Their buckets are for water for Haiti
By Jodie Tweed, Staff Writer
BAXTER – Jake, Devon, Jack, Brady, Arron, Chris, Kobe, Luke and Allen will all tell you the same thing – they love sports.
But the nine sixth-grade boys, all teammates on a Forestview Middle School basketball team, managed to use their skills on the basketball court to make a difference in the lives of those living in the earthquake-ravaged country of Haiti.
Bret Jevning, owner of Cozy Bay Resort north of Merrifield, and his 12-year-old son, Allen, who plays on the team, came up with the idea to raise funds to provide safe drinking water for the people of Haiti.
“I go on mission trips myself and we’ve raised our family that way, that giving is part of what we do,” said Jevning. Allen Jevning said he had read at his own church about another church that hosted a free throw competition to raise donations and he and his dad decided it might be a fun way for his team to do something similar.
The nine members of one of the sixth-grade boys’ basketball teams from Forestview Middle School recently raised $2,137 to provide purified drinking water to the people of Haiti by taking pledges for the number of baskets they made during a recent out-of-town tournament. The boys include Allen Jevning (front left), Brady Kline, Luke West, Jack Geraets (back left), Jake Meyers, Kobe Ahonen, Arron Martin, Chris Pederson and Devon Fiedler. Brainerd Dispatch/Steve Kohls
Bret Jevning found a nonprofit global health organization, PSI, that was working to provide safe drinking water to Haiti. For 50 cents, the organization can provide safe, purified drinking water for a family of four in Haiti for a month. Administrative costs for the organization, according to its Web site, psi.org, are low – 6.2 percent in 2006 – and the Jevnings believed it was a worthy charity. They asked Allen’s coach, Mike Day, and the rest of the team if they’d like to do a fundraiser and everyone agreed.
“We thought it would be nice to help Haiti,” said team member Luke West. The team only had five days to seek out people who would pledge money for each basket they made during their Jan. 23-24 tournament in St. Michael. The boys said they hit up their teachers, parents, families and friends to pledge money. Their sponsors also had an opportunity to double their donations if the boys won any of their three games at the tourney.
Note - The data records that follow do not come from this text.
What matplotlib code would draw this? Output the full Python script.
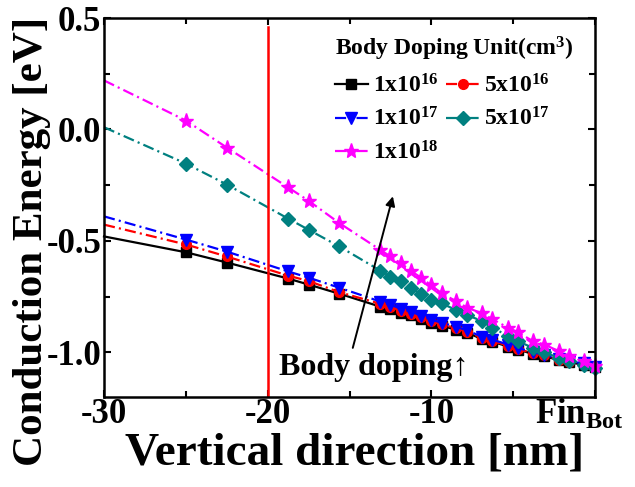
import numpy as np
import matplotlib
matplotlib.use("Agg")
import matplotlib.pyplot as plt
import matplotlib.transforms as mtransforms

plt.rcParams['font.family'] = ['Liberation Serif', 'DejaVu Serif']
plt.rcParams['font.weight'] = 'bold'
plt.rcParams['mathtext.fontset'] = 'custom'
plt.rcParams['mathtext.rm'] = 'Liberation Serif:bold'
plt.rcParams['mathtext.bf'] = 'Liberation Serif:bold'
plt.rcParams['mathtext.it'] = 'Liberation Serif:bold:italic'
plt.rcParams['mathtext.default'] = 'bf'
plt.rcParams['lines.scale_dashes'] = False

# position along the fin (nm), 0 = fin bottom
depth = [-30, -25, -22.5, -18.75, -17.5, -15.625, -13.125, -12.5, -11.875, -11.25,
         -10.625, -10, -9.375, -8.5, -7.8, -6.9, -6.3, -5.3, -4.7, -3.8,
         -3.1, -2.2, -1.6, -0.7, 0]

# conduction band energy (eV) per body doping
ec_1e16 = [-0.48, -0.551, -0.597, -0.669, -0.696, -0.737, -0.795, -0.806, -0.822, -0.834,
           -0.851, -0.868, -0.881, -0.898, -0.913, -0.94, -0.952, -0.974, -0.988, -1.007,
           -1.017, -1.035, -1.045, -1.055, -1.068]
ec_5e16 = [-0.427, -0.516, -0.57, -0.656, -0.68, -0.73, -0.782, -0.796, -0.813, -0.826,
           -0.843, -0.861, -0.874, -0.892, -0.908, -0.935, -0.948, -0.97, -0.985, -1.004,
           -1.014, -1.033, -1.043, -1.053, -1.067]
ec_1e17 = [-0.39, -0.494, -0.548, -0.637, -0.665, -0.71, -0.772, -0.786, -0.804, -0.817,
           -0.835, -0.853, -0.867, -0.885, -0.902, -0.93, -0.943, -0.965, -0.98, -1.0,
           -1.01, -1.03, -1.04, -1.05, -1.065]
ec_5e17 = [0.01, -0.153, -0.247, -0.40, -0.45, -0.525, -0.633, -0.66, -0.68, -0.71,
           -0.74, -0.765, -0.78, -0.81, -0.833, -0.86, -0.89, -0.925, -0.95, -0.98,
           -1.0, -1.025, -1.04, -1.055, -1.07]
ec_1e18 = [0.22, 0.04, -0.081, -0.26, -0.32, -0.42, -0.54, -0.57, -0.60, -0.635,
           -0.665, -0.70, -0.735, -0.77, -0.80, -0.825, -0.85, -0.89, -0.91, -0.95,
           -0.965, -0.995, -1.015, -1.04, -1.06]

labels = ['1x10$^{16}$', '5x10$^{16}$', '1x10$^{17}$', '5x10$^{17}$', '1x10$^{18}$']
colors = ['black', '#ff0000', '#0000ff', '#008080', '#ff00ff']
markers = ['s', 'o', 'v', 'D', '*']
msizes = [7, 7, 8.5, 7, 11]
dashdot = (0, (8, 3, 1.5, 3))
styles = ['-', dashdot, dashdot, dashdot, dashdot]
series = [ec_1e16, ec_5e16, ec_1e17, ec_5e17, ec_1e18]

fig = plt.figure(figsize=(6.35, 4.87), dpi=100)
ax = fig.add_axes([0.1638, 0.185, 0.7732, 0.778])

lines = []
for y, lab, c, m, ms, ls in zip(series, labels, colors, markers, msizes, styles):
    ln, = ax.plot(depth, y, color=c, marker=m, markersize=ms, linestyle=ls, lw=1.6,
                  markevery=slice(1, None), label=lab, clip_on=False)
    lines.append(ln)

# gate edge marker
ax.plot([-20, -20], [0.46, -1.2], color='#ff0000', lw=1.8)

ax.annotate('', xy=(-12.35, -0.30), xytext=(-14.8, -0.98),
            arrowprops=dict(arrowstyle='-|>', color='black', lw=1.4,
                            mutation_scale=14, shrinkA=0, shrinkB=0))
ax.text(-19.3, -1.07, 'Body doping\u2191', fontsize=23, fontweight='bold',
        ha='left', va='center')

ax.set_xlim(-30, 0)
ax.set_ylim(-1.2, 0.5)
ax.set_xticks([-30, -20, -10, 0])
ax.set_xticks([-25, -15, -5], minor=True)
ax.set_xticklabels(['-30', '-20', '-10', 'Fin$_{\\mathrm{Bot}}$'])
ax.set_yticks([0.5, 0.0, -0.5, -1.0])
ax.set_yticks([0.25, -0.25, -0.75], minor=True)
ax.set_yticklabels(['0.5', '0.0', '-0.5', '-1.0'])
ax.tick_params(which='both', direction='in', top=True, right=True, width=1.5,
               labelsize=25, pad=2)
ax.tick_params(axis='x', which='both', pad=1)
ax.tick_params(which='major', length=5)
ax.tick_params(which='minor', length=4)
for sp in ax.spines.values():
    sp.set_linewidth(1.8)

fin = ax.get_xticklabels()[-1]
fin.set_transform(fin.get_transform() +
                  mtransforms.ScaledTranslation(-0.16, 0, fig.dpi_scale_trans))

ax.set_xlabel('Vertical direction [nm]', fontsize=34, fontweight='bold')
ax.set_ylabel('Conduction Energy [eV]', fontsize=31, fontweight='bold')
ax.xaxis.set_label_coords(0.51, -0.095)
ax.yaxis.set_label_coords(-0.108, 0.41)

order = [0, 2, 4, 1, 3]
leg = ax.legend([lines[i] for i in order], [labels[i] for i in order],
                loc='upper left', bbox_to_anchor=(0.47, 0.955), ncol=2,
                frameon=False, fontsize=17, title='Body Doping Unit(cm$^{3}$)',
                title_fontproperties={'size': 17, 'weight': 'bold'},
                handlelength=1.4, handletextpad=0.2, columnspacing=0.35,
                labelspacing=0.45, borderpad=0, borderaxespad=0,
                alignment='left')

fig.savefig('out.png', dpi=100)
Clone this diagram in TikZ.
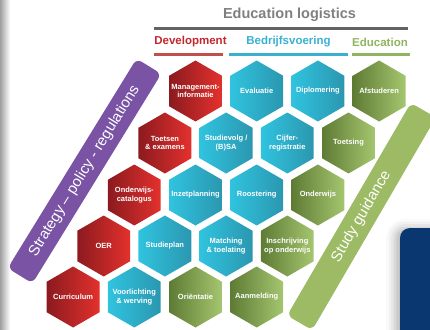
\documentclass[tikz,border=0pt]{standalone}
\usepackage{fontspec}
\setmainfont{Liberation Sans}
\usetikzlibrary{shapes.geometric,shadows.blur}
\definecolor{redL}{HTML}{8C1A1F}
\definecolor{redR}{HTML}{E3312D}
\definecolor{cyanL}{HTML}{30C3DF}
\definecolor{cyanR}{HTML}{2B97B0}
\definecolor{greenL}{HTML}{5E7B34}
\definecolor{greenR}{HTML}{A5C66F}
\definecolor{titlegray}{HTML}{7F7F7F}
\definecolor{linegray}{HTML}{636363}
\definecolor{devred}{HTML}{C1272D}
\definecolor{devline}{HTML}{C0504D}
\definecolor{bizcyan}{HTML}{3AB0CF}
\definecolor{educgreen}{HTML}{8FB55E}
\definecolor{stratpurple}{HTML}{7A53A4}
\definecolor{guidegreen}{HTML}{9CBB64}
\definecolor{navy}{HTML}{0B3770}
\tikzset{
  hex/.style={regular polygon, regular polygon sides=6, shape border rotate=30,
    minimum size=61pt, inner xsep=-16pt, inner ysep=0pt, align=center, text=white,
    font=\fontsize{7.5}{8.5}\selectfont\bfseries},
  hexdev/.style={hex, left color=redL, right color=redR},
  hexbiz/.style={hex, left color=cyanL, right color=cyanR},
  hexedu/.style={hex, left color=greenL, right color=greenR},
  banner/.style={minimum width=246pt, minimum height=29pt, rounded corners=6pt,
    text=white, font=\fontsize{15}{18}\selectfont},
  header/.style={font=\fontsize{11.5}{14}\selectfont\bfseries}
}
\begin{document}
\begin{tikzpicture}[x=1pt,y=-1pt]
\useasboundingbox (0,0) rectangle (430,329);
\clip (0,0) rectangle (430,329);
% page edge and the box at the right
\shade[left color=gray!75, right color=white] (0,0) rectangle (10,329);
\fill[navy, rounded corners=10pt, blur shadow={shadow xshift=-5pt, shadow yshift=0pt,
  shadow blur radius=9pt, shadow opacity=30}] (400,228) rectangle (450,345);
% headers
\node[font=\fontsize{14.5}{17}\selectfont\bfseries, text=titlegray] (logistics) at (289.5,15) {Education logistics};
\draw[linegray, line width=3pt] (154,28.5)--(408,28.5);
\node[header, text=devred] (dev) at (190.5,42) {Development};
\node[header, text=bizcyan] (biz) at (288.5,42) {Bedrijfsvoering};
\node[header, text=educgreen] (educ) at (380,42) {Education};
\draw[devline, line width=2.5pt] (154,54.5)--(223,54.5);
\draw[bizcyan, line width=2.5pt] (229,54.5)--(348,54.5);
\draw[educgreen, line width=2.5pt] (352,54.5)--(410,54.5);
% banners
\node[banner, fill=stratpurple, rotate=58.4] (strategy) at (84.5,171) {Strategy – policy - regulations};
\node[banner, fill=guidegreen, rotate=59.8] (guidance) at (361.5,216.5) {Study guidance};
% row 1
\node[hexdev] (mgmt) at (195.5,91) {Management-\\informatie};
\node[hexbiz] (eval) at (256.7,91) {Evaluatie};
\node[hexbiz] (diplo) at (317.9,91) {Diplomering};
\node[hexedu] (afst) at (379.1,91) {Afstuderen};
% row 2
\node[hexdev] (toetsen) at (164.9,143) {Toetsen\\\& examens};
\node[hexbiz] (studievolg) at (226.1,143) {Studievolg /\\(B)SA};
\node[hexbiz] (cijfer) at (287.3,143) {Cijfer-\\registratie};
\node[hexedu] (toetsing) at (348.5,143) {Toetsing};
% row 3
\node[hexdev] (catalogus) at (134.3,195) {Onderwijs-\\catalogus};
\node[hexbiz] (inzet) at (195.5,195) {Inzetplanning};
\node[hexbiz] (rooster) at (256.7,195) {Roostering};
\node[hexedu] (onderwijs) at (317.9,195) {Onderwijs};
% row 4
\node[hexdev] (oer) at (103.7,246) {OER};
\node[hexbiz] (studieplan) at (164.9,246) {Studieplan};
\node[hexbiz] (matching) at (226.1,246) {Matching\\\& toelating};
\node[hexedu] (inschr) at (287.3,246) {Inschrijving\\op onderwijs};
% row 5
\node[hexdev] (curric) at (73.1,297) {Curriculum};
\node[hexbiz] (voorl) at (134.3,297) {Voorlichting\\\& werving};
\node[hexedu] (orient) at (195.5,297) {Oriëntatie};
\node[hexedu] (aanmeld) at (256.7,297) {Aanmelding};
\end{tikzpicture}
\end{document}
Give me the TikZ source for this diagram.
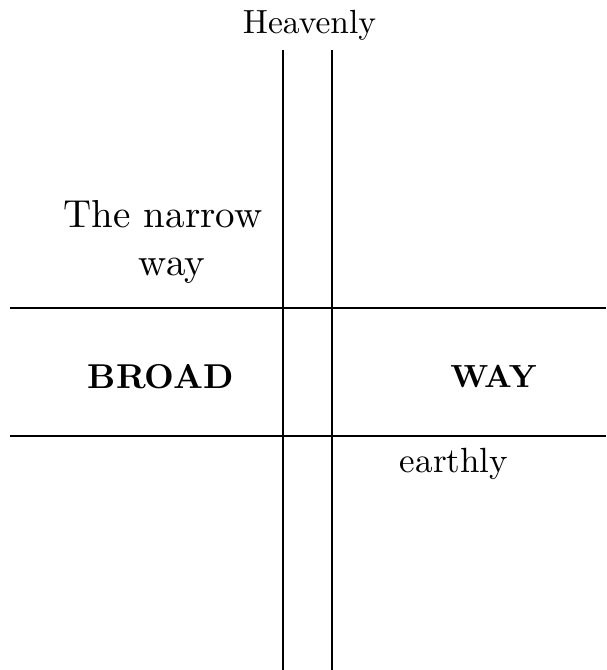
\documentclass[tikz,border=0pt]{standalone}
\usepackage{fontspec}
\setmainfont{lmroman10-regular.otf}[BoldFont=lmroman10-bold.otf]
\begin{document}
\begin{tikzpicture}[x=1pt,y=1pt,
  rule/.style={line width=2pt,black},
  lbl/.style={inner sep=0pt,anchor=base,font=\fontsize{#1}{#1}\selectfont},
  boldlbl/.style={inner sep=0pt,anchor=base,font=\fontsize{#1}{#1}\selectfont\bfseries}]
\useasboundingbox (0,0) rectangle (606,-670);
% vertical (narrow way) lines
\coordinate (v1t) at (283,-50);   \coordinate (v1b) at (283,-670);
\coordinate (v2t) at (331.5,-50); \coordinate (v2b) at (331.5,-670);
% horizontal (broad way) lines
\coordinate (h1l) at (10,-307.5); \coordinate (h1r) at (606,-307.5);
\coordinate (h2l) at (10,-436);   \coordinate (h2r) at (606,-436);
\draw[rule] (v1t) -- (v1b);
\draw[rule] (v2t) -- (v2b);
\draw[rule] (h1l) -- (h1r);
\draw[rule] (h2l) -- (h2r);
% labels
\node[lbl=33.5] (heav) at (309.5,-33) {Heavenly};
\node[lbl=39] (nar1) at (163,-227) {The narrow};
\node[lbl=39] (nar2) at (172,-275) {way};
\node[boldlbl=34.5] (broad) at (161,-388) {BROAD};
\node[boldlbl=32] (way) at (493.5,-387) {WAY};
\node[lbl=35] (earth) at (454,-472) {earthly};
\end{tikzpicture}
\end{document}
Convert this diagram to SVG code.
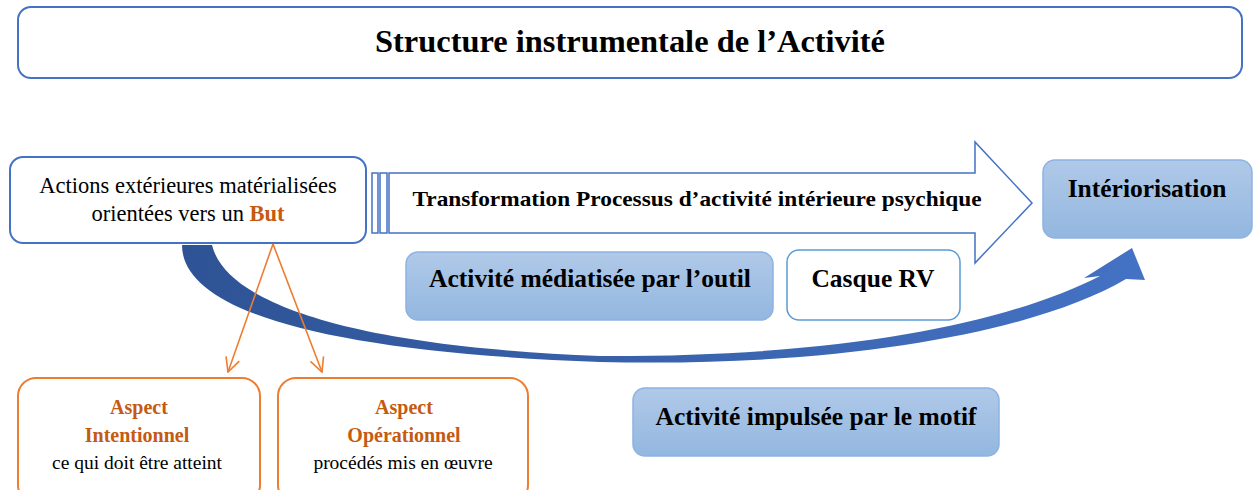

The boys said Thursday that they worked hard that weekend, trying to score as many baskets as they could.
“It didn’t matter how hard we were losing by, we just tried our best because we knew we were raising money for Haiti,” explained Allen Jevning.
The team took third in the tournament but they still felt like winners. They earned a total of 90 points, raising $2,137.
So the team earned enough money to provide safe drinking water for 4,274 families of four in Haiti for one month.
“It makes me feel proud,” said team member Kobe Ahonen.
“It feels like we made a difference,” added Allen Jevning.
“We helped families get clean water,” said Jake Meyers.
Bret Jevning said he didn’t let the boys know this before the tournament, but one of his friends pledged to donate $15 per point if they had won the entire tourney. He didn’t want the boys to feel pressured to win.
“I think it’s pretty neat,” Jevning said of the boys’ efforts. “I just think it’s unbelievable that these nine boys put this together, that they raised that kind of money. The neatest thing about it was here were nine kids doing something they’d have been doing anyway and they were able to take a current event and people in need and go out and generate money while doing what they like to do.”
All nine boys have played on the same basketball team together for the past two years. They were to compete at a tourney at Forestview and Brainerd High School this weekend but don’t have any plans to raise funds for other causes in the immediate future.
Ahonen said he’d do it again, though.
“Because it’s fun and we know we’re helping out,” Ahonen explained.